The earnings call must have been spectacular. Picture executives explaining to analysts that their multi-billion dollar apparel empire crumbled because someone wrote a bad article. "We would have hit our numbers, but TechCrunch was very hurtful." Meanwhile, they also admitted to "disappointing product launches," which translates to: we made pants nobody wanted to buy at prices nobody wanted to pay. Revolutionary business strategy. The technical chart shows a company in freefall, but sure, blame the bloggers.

Retail traders who bought Lululemon at the top are now learning an expensive lesson about athletic wear.
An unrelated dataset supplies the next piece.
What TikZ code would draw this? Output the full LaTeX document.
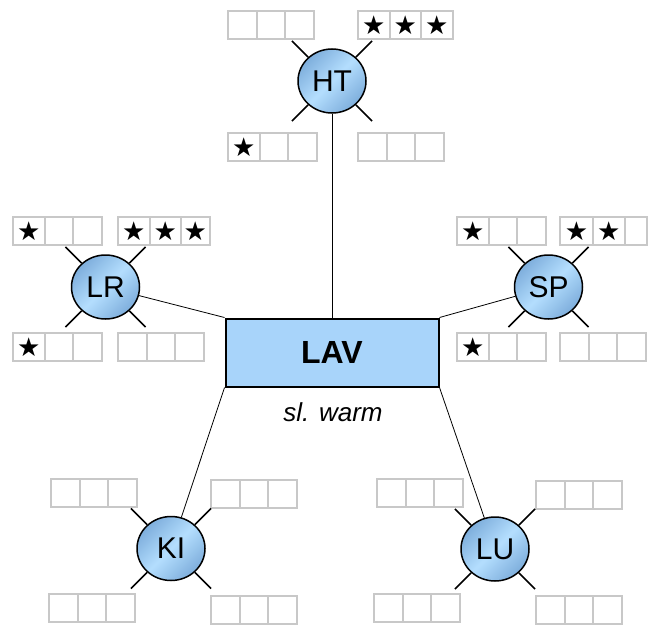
\documentclass[tikz,border=0pt]{standalone}
\usepackage{fontspec}
\setmainfont{Liberation Sans}
\newfontfamily\symfont{DejaVu Sans}
\usetikzlibrary{positioning,shapes.geometric}

\definecolor{lavblue}{RGB}{168,212,250}
\definecolor{sitedark}{RGB}{126,174,220}
\definecolor{sitelight}{RGB}{180,222,254}
\definecolor{cellgray}{RGB}{200,200,200}

\begin{document}
\begin{tikzpicture}[
  x=1pt, y=1pt,
  hub/.style={draw, line width=2pt, fill=lavblue, minimum width=213pt, minimum height=68pt,
    font=\bfseries\fontsize{32}{32}\selectfont},
  site/.style={ellipse, draw, line width=1.5pt, inner sep=0pt, minimum width=68pt, minimum height=64pt,
    shading=axis, top color=sitedark, bottom color=sitedark, middle color=sitelight, shading angle=45,
    font=\fontsize{30}{30}\selectfont},
  cell/.style={draw=cellgray, line width=2pt, outer sep=0pt, inner sep=0pt,
    minimum width=28.5pt, minimum height=28pt},
  starcell/.style={cell, minimum width=31.5pt, font=\symfont\fontsize{26}{26}\selectfont},
  tick/.style={line width=1.6pt},
  link/.style={line width=0.8pt}
]
\useasboundingbox (0,0) rectangle (652,-626);

\node[hub] (LAV) at (332,-352.5) {LAV};
\node[anchor=base, font=\itshape\fontsize{26}{26}\selectfont] (warm) at (333,-421) {sl. warm};

\node[site] (HT) at (332,-81) {HT};
\node[site] (LR) at (105.5,-287) {LR};
\node[site] (SP) at (548.5,-287) {SP};
\node[site] (KI) at (171,-548.5) {KI};
\node[site] (LU) at (495,-549) {LU};

% HT
\node[cell, anchor=north west] (htA1) at (228,-11) {};
\node[cell, right=0pt of htA1] (htA2) {};
\node[cell, right=0pt of htA2] (htA3) {};
\node[starcell, anchor=north west] (htB1) at (358,-11) {★};
\node[starcell, right=0pt of htB1] (htB2) {★};
\node[starcell, right=0pt of htB2] (htB3) {★};
\node[starcell, anchor=north west] (htC1) at (228,-133) {★};
\node[cell, right=0pt of htC1] (htC2) {};
\node[cell, right=0pt of htC2] (htC3) {};
\node[cell, anchor=north west] (htD1) at (358,-133) {};
\node[cell, right=0pt of htD1] (htD2) {};
\node[cell, right=0pt of htD2] (htD3) {};

% LR
\node[starcell, anchor=north west] (lrA1) at (13,-217) {★};
\node[cell, right=0pt of lrA1] (lrA2) {};
\node[cell, right=0pt of lrA2] (lrA3) {};
\node[starcell, anchor=north west] (lrB1) at (118,-217) {★};
\node[starcell, right=0pt of lrB1] (lrB2) {★};
\node[starcell, right=0pt of lrB2, minimum width=28.5pt] (lrB3) {★};
\node[starcell, anchor=north west] (lrC1) at (13,-333) {★};
\node[cell, right=0pt of lrC1] (lrC2) {};
\node[cell, right=0pt of lrC2] (lrC3) {};
\node[cell, anchor=north west] (lrD1) at (118,-333) {};
\node[cell, right=0pt of lrD1] (lrD2) {};
\node[cell, right=0pt of lrD2] (lrD3) {};

% SP
\node[starcell, anchor=north west] (spA1) at (457,-217) {★};
\node[cell, right=0pt of spA1] (spA2) {};
\node[cell, right=0pt of spA2] (spA3) {};
\node[starcell, anchor=north west, minimum width=33pt] (spB1) at (560,-217) {★};
\node[starcell, right=0pt of spB1] (spB2) {★};
\node[cell, right=0pt of spB2, minimum width=22pt] (spB3) {};
\node[starcell, anchor=north west] (spC1) at (457,-333) {★};
\node[cell, right=0pt of spC1] (spC2) {};
\node[cell, right=0pt of spC2] (spC3) {};
\node[cell, anchor=north west] (spD1) at (560,-333) {};
\node[cell, right=0pt of spD1] (spD2) {};
\node[cell, right=0pt of spD2] (spD3) {};

% KI
\node[cell, anchor=north west] (kiA1) at (51,-479) {};
\node[cell, right=0pt of kiA1] (kiA2) {};
\node[cell, right=0pt of kiA2] (kiA3) {};
\node[cell, anchor=north west] (kiB1) at (211,-480) {};
\node[cell, right=0pt of kiB1] (kiB2) {};
\node[cell, right=0pt of kiB2] (kiB3) {};
\node[cell, anchor=north west] (kiC1) at (49,-594) {};
\node[cell, right=0pt of kiC1] (kiC2) {};
\node[cell, right=0pt of kiC2] (kiC3) {};
\node[cell, anchor=north west] (kiD1) at (211,-596) {};
\node[cell, right=0pt of kiD1] (kiD2) {};
\node[cell, right=0pt of kiD2] (kiD3) {};

% LU
\node[cell, anchor=north west] (luA1) at (377,-479) {};
\node[cell, right=0pt of luA1] (luA2) {};
\node[cell, right=0pt of luA2] (luA3) {};
\node[cell, anchor=north west] (luB1) at (536,-481) {};
\node[cell, right=0pt of luB1] (luB2) {};
\node[cell, right=0pt of luB2] (luB3) {};
\node[cell, anchor=north west] (luC1) at (374,-594) {};
\node[cell, right=0pt of luC1] (luC2) {};
\node[cell, right=0pt of luC2] (luC3) {};
\node[cell, anchor=north west] (luD1) at (536,-596) {};
\node[cell, right=0pt of luD1] (luD2) {};
\node[cell, right=0pt of luD2] (luD3) {};

% ticks
\draw[tick] (HT.45) -- ++(45:23) (HT.135) -- ++(135:23) (HT.225) -- ++(225:23) (HT.315) -- ++(315:23);
\draw[tick] (LR.45) -- ++(45:23) (LR.135) -- ++(135:23) (LR.225) -- ++(225:23) (LR.315) -- ++(315:23);
\draw[tick] (SP.45) -- ++(45:23) (SP.135) -- ++(135:23) (SP.225) -- ++(225:23) (SP.315) -- ++(315:23);
\draw[tick] (KI.45) -- ++(45:23) (KI.135) -- ++(135:23) (KI.225) -- ++(225:23) (KI.315) -- ++(315:23);
\draw[tick] (LU.45) -- ++(45:23) (LU.135) -- ++(135:23) (LU.225) -- ++(225:23) (LU.315) -- ++(315:23);

\draw[link] (HT) -- (LAV.north);
\draw[link] (LR) -- (LAV.north west);
\draw[link] (SP) -- (LAV.north east);
\draw[link] (KI) -- (LAV.south west);
\draw[link] (LU) -- (LAV.south east);

\end{tikzpicture}
\end{document}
They watched influencers do yoga in $150 tights and thought "this is a solid investment thesis." They confused Instagram ads with fundamental analysis. Now they're holding bags heavier than the kettlebells gathering dust in their garage next to their Peloton. The stock is down because the company makes overpriced spandex in a market flooded with identical overpriced spandex, but some genius with a Robinhood account thought brand loyalty for butt-hugging fabric was recession-proof.

Lululemon says things will "get a lot worse before it gets better," which is executive speak for "we have no idea what we're doing." They're essentially warning investors that their guidance is trash, their products are trash, and the media pointing out the trash is the real problem. This company built an empire convincing suburban moms that $100 yoga pants would change their lives, and now that the spell is broken, they're shocked people stopped buying.

The technical indicators showed distribution for months, but retail kept buying because the pants had a cute logo. Perfect.